The place was calm and deserted. 'Le premier mari d'une femme est son métier', declared a slogan on the campus' ochre walls. We drove along a track to another dead end, to be re-directed to a polling station next to the tarmac. It had been built in the time of the founding dictator, Sekou Touré, long gone to wrack and ruin, but still a gateway for the local democratic transition; a fragment of a vandalized list of results was glued to the wall.
We made our way to the entrance, hoping the full particulars were chalked on the blackboard, as in other stations. One entrance was open, the smell inside appalling; others blocked by cut branches. Pools of blood, mixed with water, gathered in the cupped discrepancies in the concrete floor, and the walls were meticulously gashed with a tool that had left charcoal and umber scrapes in a rough, uplifted pattern that resembled feathers. A Sekou-era slogan in Pular proclaimed prosperity to the district. Clearly, the voting centre had been a slaughter house recently, though whether before or after it was the site of modernist decision making, no one could say.
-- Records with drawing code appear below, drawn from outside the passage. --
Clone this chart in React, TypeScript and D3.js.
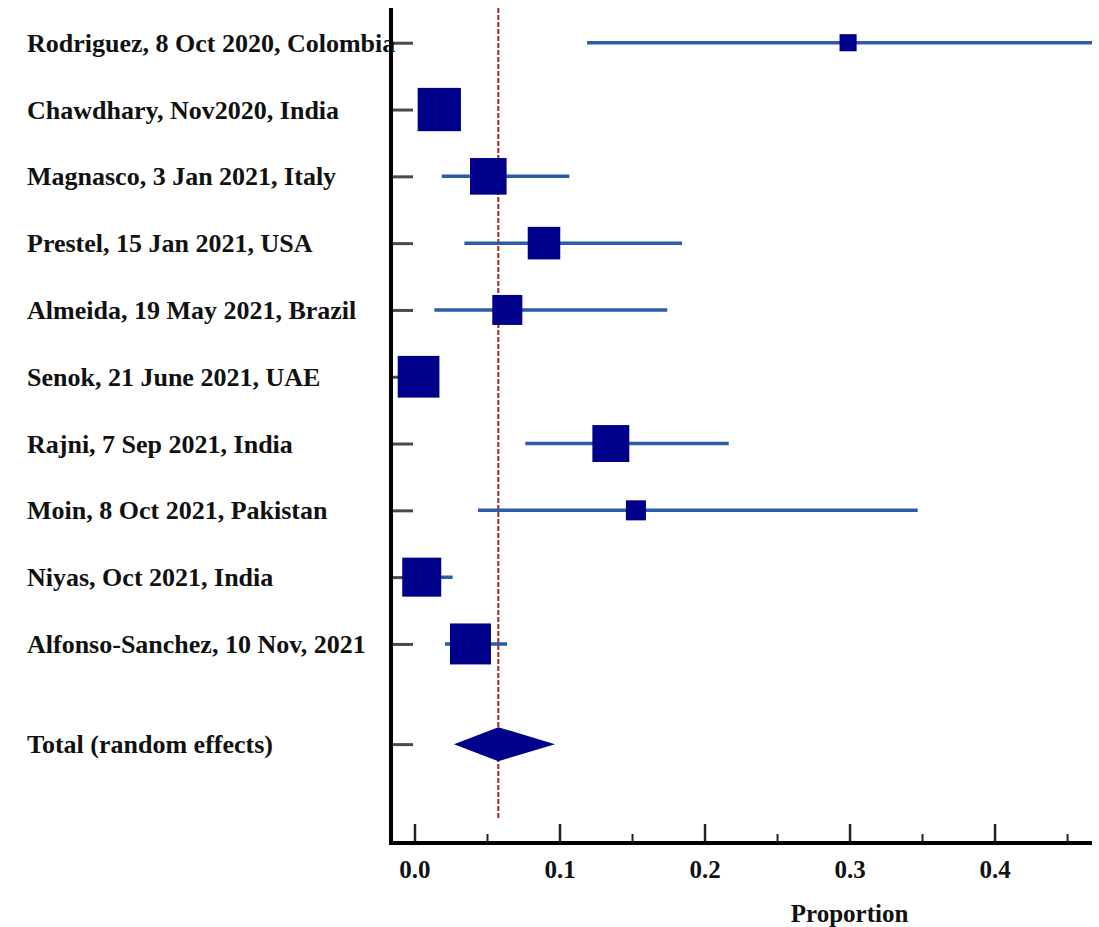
import React, { useRef, useEffect } from "react";
import { select, scaleLinear, scaleSqrt, axisBottom, axisRight, max } from "d3";

const studies = [
  "Rodriguez, 8 Oct 2020, Colombia",
  "Chawdhary, Nov2020, India",
  "Magnasco, 3 Jan 2021, Italy",
  "Prestel, 15 Jan 2021, USA",
  "Almeida, 19 May 2021, Brazil",
  "Senok, 21 June 2021, UAE",
  "Rajni, 7 Sep 2021, India",
  "Moin, 8 Oct 2021, Pakistan",
  "Niyas, Oct 2021, India",
  "Alfonso-Sanchez, 10 Nov, 2021",
];
const proportions = [0.299, 0.0171, 0.0509, 0.0893, 0.064, 0.0028, 0.1354, 0.1527, 0.005, 0.0386];
const lowerCI = [0.119, 0.006, 0.0188, 0.0344, 0.0137, 0.0, 0.0764, 0.0438, 0.0, 0.021];
const upperCI = [0.52, 0.03, 0.1068, 0.1845, 0.1743, 0.012, 0.2167, 0.347, 0.0263, 0.0638];
const weights = [2.4, 15.4, 11.0, 8.7, 7.4, 14.3, 11.2, 3.3, 12.5, 13.8];

const pooledLabel = "Total (random effects)";
const pooled = 0.0578;
const pooledLower = 0.0272;
const pooledUpper = 0.0969;

const majorTicks = [0, 0.1, 0.2, 0.3, 0.4];
const minorTicks = [0.05, 0.15, 0.25, 0.35, 0.45];

const FONT = "'Liberation Serif', 'Times New Roman', serif";
const NAVY = "#00008b";
const CI_BLUE = "#2c5ba8";

function ForestPlot() {
  const xAxisRef = useRef<SVGGElement>(null);
  const yAxisRef = useRef<SVGGElement>(null);

  const left = 391;
  const right = 1092;
  const top = 8;
  const bottom = 843;

  const x = scaleLinear().domain([-0.0162, 0.4672]).range([left, right]);
  const y = scaleLinear().domain([-0.52, 11.98]).range([top, bottom]);
  const size = scaleSqrt().domain([0, max(weights) as number]).range([0, 43.3]);
  const pooledRow = 10.5;

  useEffect(() => {
    const gx = select(xAxisRef.current);
    gx.selectAll("*").remove();
    // minor ticks first, then the labelled ones
    gx.append("g")
      .call(axisBottom(x).tickValues(minorTicks).tickSize(-9).tickFormat(() => ""))
      .call(g => g.select(".domain").remove())
      .selectAll("line").attr("stroke", "#222").attr("stroke-width", 2);
    gx.append("g")
      .call(axisBottom(x).tickValues(majorTicks).tickSize(-19).tickPadding(17).tickFormat(d => (+d).toFixed(1)))
      .call(g => g.select(".domain").remove())
      .call(g => g.selectAll("line").attr("stroke", "#222").attr("stroke-width", 2.5))
      .call(g => g.selectAll("text")
        .attr("font-family", FONT).attr("font-size", 25).attr("font-weight", "bold").attr("fill", "#111"));

    const gy = select(yAxisRef.current);
    gy.selectAll("*").remove();
    gy.call(axisRight(y).tickValues([...studies.map((_, i) => i), pooledRow]).tickSize(22).tickFormat(() => ""))
      .call(g => g.select(".domain").remove())
      .selectAll("line").attr("stroke", "#4a4a4a").attr("stroke-width", 3);
  }, []);

  return (
    <svg width={1099} height={927} style={{ position: "absolute", left: 0, top: 0, background: "#fff" }}>
      <defs>
        <clipPath id="plot-clip">
          <rect x={left} y={top} width={right - left} height={bottom - top} />
        </clipPath>
      </defs>

      <g ref={yAxisRef} transform={`translate(${left},0)`} />

      {/* study labels */}
      {studies.map((s, i) => (
        <text key={s} x={27} y={y(i) + 9} fontFamily={FONT} fontSize={26} fontWeight="bold" fill="#111">{s}</text>
      ))}
      <text x={27} y={y(pooledRow) + 9} fontFamily={FONT} fontSize={26} fontWeight="bold" fill="#111">{pooledLabel}</text>

      {/* pooled estimate line */}
      <line x1={x(pooled)} x2={x(pooled)} y1={top} y2={820} stroke="#b22222" strokeWidth={2} strokeDasharray="5,2" />

      <g clipPath="url(#plot-clip)">
        {studies.map((s, i) => (
          <line key={s} x1={x(lowerCI[i])} x2={x(upperCI[i])} y1={y(i)} y2={y(i)} stroke={CI_BLUE} strokeWidth={3.5} />
        ))}
        {studies.map((s, i) => {
          const w = size(weights[i]);
          return <rect key={s} x={x(proportions[i]) - w / 2} y={y(i) - w / 2} width={w} height={w} fill={NAVY} />;
        })}
        <polygon
          points={[
            [x(pooledLower), y(pooledRow)],
            [x(pooled), y(pooledRow) - 17],
            [x(pooledUpper), y(pooledRow)],
            [x(pooled), y(pooledRow) + 17],
          ].map(p => p.join(",")).join(" ")}
          fill={NAVY}
        />
      </g>

      {/* axes */}
      <g ref={xAxisRef} transform={`translate(0,${bottom})`} />
      <line x1={left} x2={left} y1={top} y2={bottom + 2} stroke="#000" strokeWidth={4} />
      <line x1={left - 2} x2={right} y1={bottom} y2={bottom} stroke="#000" strokeWidth={4} />

      <text x={x(0.3)} y={922} textAnchor="middle" fontFamily={FONT} fontSize={25} fontWeight="bold" fill="#111">Proportion</text>
    </svg>
  );
}

export default function App() {
  return <ForestPlot />;
}
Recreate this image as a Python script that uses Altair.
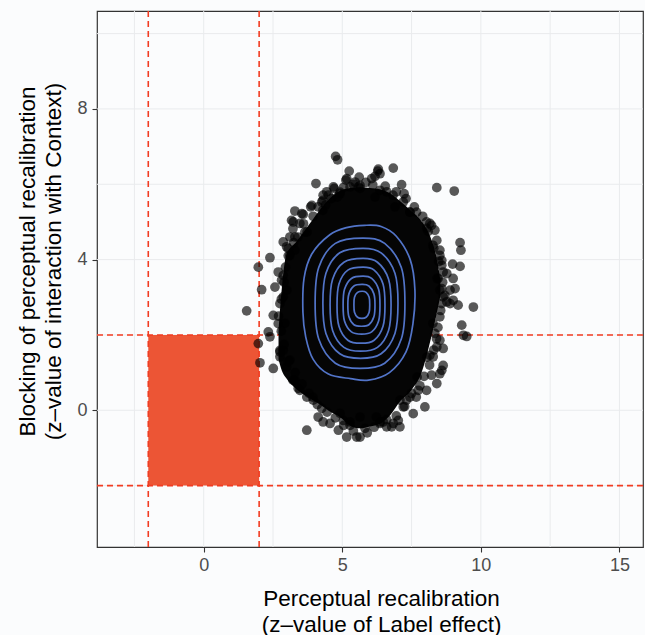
import altair as alt
import pandas as pd

# ---------------- data ----------------
x_major = [0, 5, 10, 15]
x_minor = [-2.5, 2.5, 7.5, 12.5]
y_major = [0, 4, 8]
y_minor = [-2, 2, 6, 10]

thr_x = [-2, 2]
thr_y = [-2, 2]

# dense, fully black core of the point cloud (lower / upper edge per x)
core_x = [2.70, 2.82, 2.98, 3.35, 3.75, 4.15, 4.52, 4.91, 5.28, 5.64, 6.00, 6.36, 6.72, 7.10, 7.48, 7.86, 8.18, 8.42, 8.54]
core_hi = [2.12, 3.25, 4.12, 4.48, 4.88, 5.28, 5.60, 5.82, 5.90, 5.92, 5.90, 5.87, 5.76, 5.54, 5.30, 5.02, 4.60, 3.98, 3.45]
core_lo = [1.35, 1.05, 0.85, 0.56, 0.35, 0.17, -0.02, -0.18, -0.41, -0.48, -0.43, -0.36, -0.14, 0.25, 0.52, 1.00, 1.85, 2.62, 3.05]

# individual simulated z-values visible around the cloud
pt_x = [4.76, 4.83, 6.84, 5.25, 5.61, 6.28, 6.18, 6.36, 4.05, 5.13, 5.28, 5.64, 7.14, 7.23, 6.60, 8.41, 9.04,
        4.68, 4.44, 4.92, 3.90, 3.29, 3.59, 4.26, 3.17, 3.22, 3.11, 2.87, 2.99, 3.29, 2.39, 1.97, 2.09, 2.69,
        2.57, 2.81, 8.16, 8.34, 8.41, 9.25, 9.28, 8.98, 9.25, 8.77, 9.00, 8.89, 8.52, 8.59,
        2.87, 3.05, 3.23, 3.54, 3.86, 4.13, 4.31, 4.50, 4.71, 4.82, 5.16, 5.46, 5.58, 3.47, 3.65, 3.29,
        6.30, 6.06, 6.18, 7.68, 8.04, 8.22, 8.52, 8.59, 8.46, 8.64, 9.07, 8.59, 7.20, 7.44, 6.90,
        1.55, 1.97, 2.03, 2.51, 2.33, 2.39, 2.51, 2.69, 2.87, 2.75, 2.99, 3.29, 3.41, 3.72, 3.95, 4.26, 4.13,
        4.31, 3.72, 4.56, 4.86, 5.16, 5.52, 5.04, 5.28, 5.64, 6.36, 6.60, 6.84, 7.08, 7.02, 7.56, 7.98, 7.32,
        7.67, 8.22, 8.59, 8.41, 8.04, 8.64, 8.89, 9.18, 9.73, 9.31, 9.37, 8.52, 8.64, 8.28,
        2.75, 2.87, 3.47, 3.11, 2.75,
        9.49, 9.00, 8.77, 8.52, 8.16, 6.78, 6.48, 6.23, 5.64, 7.44, 7.74, 7.20, 8.41, 8.34, 8.52, 8.59, 8.64,
        4.30, 4.92, 5.64, 6.36, 6.83, 7.44, 8.05, 8.27, 8.42, 8.52, 8.27, 8.05, 7.70, 7.08, 6.36, 5.82,
        5.28, 4.92, 3.94, 3.22, 2.75, 2.93, 3.00, 3.11, 3.73, 4.30,
        3.40, 3.60, 3.95, 4.40, 4.60, 5.05, 5.40, 5.85, 6.10, 6.55, 6.95, 7.30, 7.60, 7.90, 8.10, 8.30, 8.48,
        8.62, 8.70, 8.55, 8.45, 8.40, 8.30, 8.15, 7.95, 7.80, 7.50, 7.25, 6.95, 6.60, 6.15, 5.90, 5.40, 5.05,
        4.75, 4.45, 4.10, 3.80, 3.55, 3.30, 3.05, 2.90, 2.80, 2.70, 2.80, 2.90, 2.95, 3.05, 3.25]
pt_y = [6.74, 6.65, 6.43, 6.35, 6.19, 6.35, 6.21, 6.28, 6.02, 6.11, 5.93, 5.97, 5.99, 5.75, 5.80, 5.91, 5.82,
        5.93, 5.80, 5.75, 5.44, 5.29, 5.20, 5.53, 5.04, 4.82, 4.60, 4.47, 4.34, 4.25, 4.05, 3.80, 3.20, 3.67,
        3.27, 3.45, 4.96, 4.78, 4.51, 4.45, 4.25, 3.88, 3.82, 3.63, 3.50, 3.19, 4.25, 3.98,
        3.58, 4.29, 5.00, 5.22, 5.40, 5.40, 5.71, 5.71, 5.89, 5.66, 6.15, 6.06, 5.93, 4.96, 4.73, 4.60,
        6.40, 6.15, 5.66, 5.26, 5.00, 4.91, 4.11, 3.85, 3.50, 3.67, 3.23, 3.23, 5.53, 5.26, 5.40,
        2.64, 1.77, 1.26, 1.11, 2.08, 1.95, 2.52, 2.30, 1.59, 1.42, 1.15, 0.80, 0.58, 0.35, 0.27, 0.05, -0.18,
        -0.31, -0.53, -0.35, -0.53, -0.71, -0.71, -0.27, -0.31, -0.18, -0.31, -0.44, -0.35, -0.44, -0.27, -0.09, 0.09, 0.27,
        0.35, 0.93, 1.06, 0.71, 0.53, 1.19, 2.83, 2.79, 2.74, 2.26, 1.99, 1.86, 1.64, 1.42,
        2.83, 3.01, 0.53, 1.33, 1.55,
        1.96, 2.92, 2.88, 0.97, 1.46, -0.44, -0.31, -0.18, -0.71, 0.35, 0.53, 0.09, 1.68, 2.04, 2.48, 2.83, 3.01,
        5.57, 5.79, 5.89, 5.84, 5.71, 5.26, 4.83, 4.38, 3.50, 3.19, 2.31, 1.41, 0.88, 0.27, -0.35, -0.48,
        -0.40, -0.08, 0.35, 0.80, 1.59, 2.31, 3.19, 4.11, 4.73, 5.31,
        4.60, 4.95, 5.15, 5.45, 5.62, 5.92, 6.00, 6.05, 5.98, 5.95, 5.80, 5.62, 5.40, 5.15, 4.75, 4.30, 3.95,
        3.40, 3.05, 2.65, 2.20, 1.90, 1.60, 1.20, 0.90, 0.65, 0.45, 0.10, -0.15, -0.25, -0.45, -0.60, -0.55, -0.40,
        -0.20, -0.05, 0.15, 0.45, 0.70, 1.00, 1.30, 1.75, 2.10, 2.50, 2.95, 3.40, 3.80, 4.10, 4.45]

# 2-D density contours (outer to inner)
ring1_x = [5.80, 6.40, 6.95, 7.45, 7.62, 7.55, 7.30, 6.70, 5.95, 5.30, 4.50, 3.95, 3.68, 3.58, 3.62, 3.90, 4.55, 5.15]
ring1_y = [4.91, 4.88, 4.62, 4.00, 3.20, 2.30, 1.55, 1.00, 0.80, 0.84, 0.96, 1.35, 1.95, 2.60, 3.50, 4.15, 4.66, 4.85]
ring2_x = [5.75, 6.53, 7.13, 7.26, 7.13, 6.53, 5.64, 4.75, 4.15, 4.02, 4.15, 4.75]
ring2_y = [4.57, 4.43, 3.79, 2.84, 1.89, 1.25, 1.11, 1.25, 1.89, 2.84, 3.79, 4.43]
ring3_x = [5.75, 6.40, 6.90, 7.01, 6.90, 6.40, 5.66, 4.91, 4.41, 4.30, 4.41, 4.91]
ring3_y = [4.30, 4.18, 3.64, 2.84, 2.04, 1.50, 1.38, 1.50, 2.04, 2.84, 3.64, 4.18]
ring4_x = [5.75, 6.27, 6.67, 6.76, 6.67, 6.27, 5.66, 5.06, 4.65, 4.56, 4.65, 5.06]
ring4_y = [4.03, 3.93, 3.48, 2.80, 2.12, 1.67, 1.57, 1.67, 2.12, 2.80, 3.48, 3.93]
ring5_x = [5.75, 6.15, 6.47, 6.54, 6.47, 6.15, 5.68, 5.20, 4.88, 4.81, 4.88, 5.20]
ring5_y = [3.80, 3.72, 3.35, 2.79, 2.23, 1.86, 1.78, 1.86, 2.23, 2.79, 3.35, 3.72]
ring6_x = [5.75, 6.06, 6.31, 6.36, 6.31, 6.06, 5.70, 5.33, 5.08, 5.03, 5.08, 5.33]
ring6_y = [3.56, 3.50, 3.21, 2.79, 2.37, 2.08, 2.02, 2.08, 2.37, 2.79, 3.21, 3.50]
ring7_x = [5.72, 5.96, 6.14, 6.18, 6.14, 5.96, 5.69, 5.42, 5.24, 5.20, 5.24, 5.42]
ring7_y = [3.34, 3.30, 3.09, 2.79, 2.48, 2.27, 2.23, 2.27, 2.48, 2.79, 3.09, 3.30]
ring8_x = [5.72, 5.86, 5.97, 5.99, 5.97, 5.86, 5.71, 5.55, 5.44, 5.42, 5.44, 5.55]
ring8_y = [3.16, 3.13, 3.00, 2.80, 2.60, 2.47, 2.44, 2.47, 2.60, 2.80, 3.00, 3.13]

# ---------------- tables ----------------
rings = [(ring1_x, ring1_y), (ring2_x, ring2_y), (ring3_x, ring3_y), (ring4_x, ring4_y),
         (ring5_x, ring5_y), (ring6_x, ring6_y), (ring7_x, ring7_y), (ring8_x, ring8_y)]
rows = []
for r, (rx, ry) in enumerate(rings):
    for i, (a, b) in enumerate(zip(rx, ry)):
        rows.append({"ring": r, "i": i, "x": a, "y": b})
contour_df = pd.DataFrame(rows)

pts_df = pd.DataFrame({"x": pt_x, "y": pt_y})
core_df = pd.DataFrame({"x": core_x, "lo": core_lo, "hi": core_hi})
xgrid_df = pd.DataFrame({"x": x_major + x_minor})
ygrid_df = pd.DataFrame({"y": y_major + y_minor})
vline_df = pd.DataFrame({"x": thr_x})
hline_df = pd.DataFrame({"y": thr_y})
rect_df = pd.DataFrame({"x": [thr_x[0]], "x2": [thr_x[1]], "y": [thr_y[0]], "y2": [thr_y[1]]})

FONT = "Liberation Sans"
xs = alt.Scale(domain=[-3.85, 15.85], nice=False, zero=False)
ys = alt.Scale(domain=[-3.63, 10.6], nice=False, zero=False)

xaxis = alt.Axis(values=x_major, grid=False, domain=False, tickSize=5, tickColor="#333333", tickWidth=1.1,
                 labelFontSize=18, labelColor="#4d4d4d", labelFont=FONT, labelPadding=4, labelFlush=False,
                 format="d",
                 title=["Perceptual recalibration", "(z\u2013value of Label effect)"],
                 titleFont=FONT, titleFontSize=22.5, titleFontWeight="normal", titleColor="black",
                 titleLineHeight=26, titleBaseline="top", titleAlign="center", titleX=284, titleY=40)
yaxis = alt.Axis(values=y_major, grid=False, domain=False, tickSize=5, tickColor="#333333", tickWidth=1.1,
                 labelFontSize=18, labelColor="#4d4d4d", labelFont=FONT, labelPadding=5, labelFlush=False,
                 format="d",
                 title=["Blocking of perceptual recalibration", "(z\u2013value of interaction with Context)"],
                 titleFont=FONT, titleFontSize=22.5, titleFontWeight="normal", titleColor="black",
                 titleLineHeight=26, titleBaseline="top", titleAlign="center", titleAngle=270,
                 titleX=-81, titleY=250)

X = lambda f: alt.X(f, type="quantitative", scale=xs, axis=xaxis)
Y = lambda f: alt.Y(f, type="quantitative", scale=ys, axis=yaxis)

xgrid = alt.Chart(xgrid_df).mark_rule(color="#e9ebed", strokeWidth=1).encode(x=X("x"))
ygrid = alt.Chart(ygrid_df).mark_rule(color="#e9ebed", strokeWidth=1).encode(y=Y("y"))

rect = alt.Chart(rect_df).mark_rect(color="#ec5535", opacity=1).encode(
    x=X("x"), x2="x2", y=Y("y"), y2="y2")

vlines = alt.Chart(vline_df).mark_rule(color="#f23c22", strokeWidth=1.6, strokeDash=[6, 4]).encode(x=X("x"))
hlines = alt.Chart(hline_df).mark_rule(color="#f23c22", strokeWidth=1.6, strokeDash=[6, 4]).encode(y=Y("y"))

core = alt.Chart(core_df).mark_area(color="#050505", interpolate="monotone", opacity=1).encode(
    x=X("x"), y=Y("lo"), y2="hi")

points = alt.Chart(pts_df).mark_circle(size=95, color="black", opacity=0.65).encode(x=X("x"), y=Y("y"))

contours = alt.Chart(contour_df).mark_line(color="#5274c8", strokeWidth=1.7, interpolate="cardinal-closed").encode(
    x=X("x"), y=Y("y"), detail="ring:N", order="i:Q")

chart = alt.layer(xgrid, ygrid, rect, vlines, hlines, core, points, contours).properties(
    width=546, height=536,
    padding={"left": 97, "top": 11, "right": 2, "bottom": 88},
    autosize=alt.AutoSizeParams(type="none"),
    background="#fbfcfd",
).configure_view(stroke="#333333", strokeWidth=1.2, fill="#fbfcfd")

chart.save("out.html", embed_options={"renderer": "svg", "actions": False})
The next classroom was identical: the same slogans in blue stencil, the same frenzied, feathered gashes, made, perhaps, by the horns of a maddened bull. On the wall was human figure two feet high, drawn in artful, red chalk. Its oval, hermaphrodite face, with unconcerned almond eyes and skull-cap, suggested an arresting authority, almost Assyrian. Attached to the head, but with the body obscured by the flaking surface, was a four-legged beast that must have been a cow. There haven't been horses in Moyenne-Guinée since the last king, Alpha Yahya, raised a cavalry in the 19th century.
This hybrid centaur may have been under-painted by the builders to mock the revolution, and exposed by time and the terrified feathers. But the unused classroom and its incongruous host had never been forgotten. Not in the time of the protocols, at least, judging from the blood.
What on earth have we observed, let alone seen?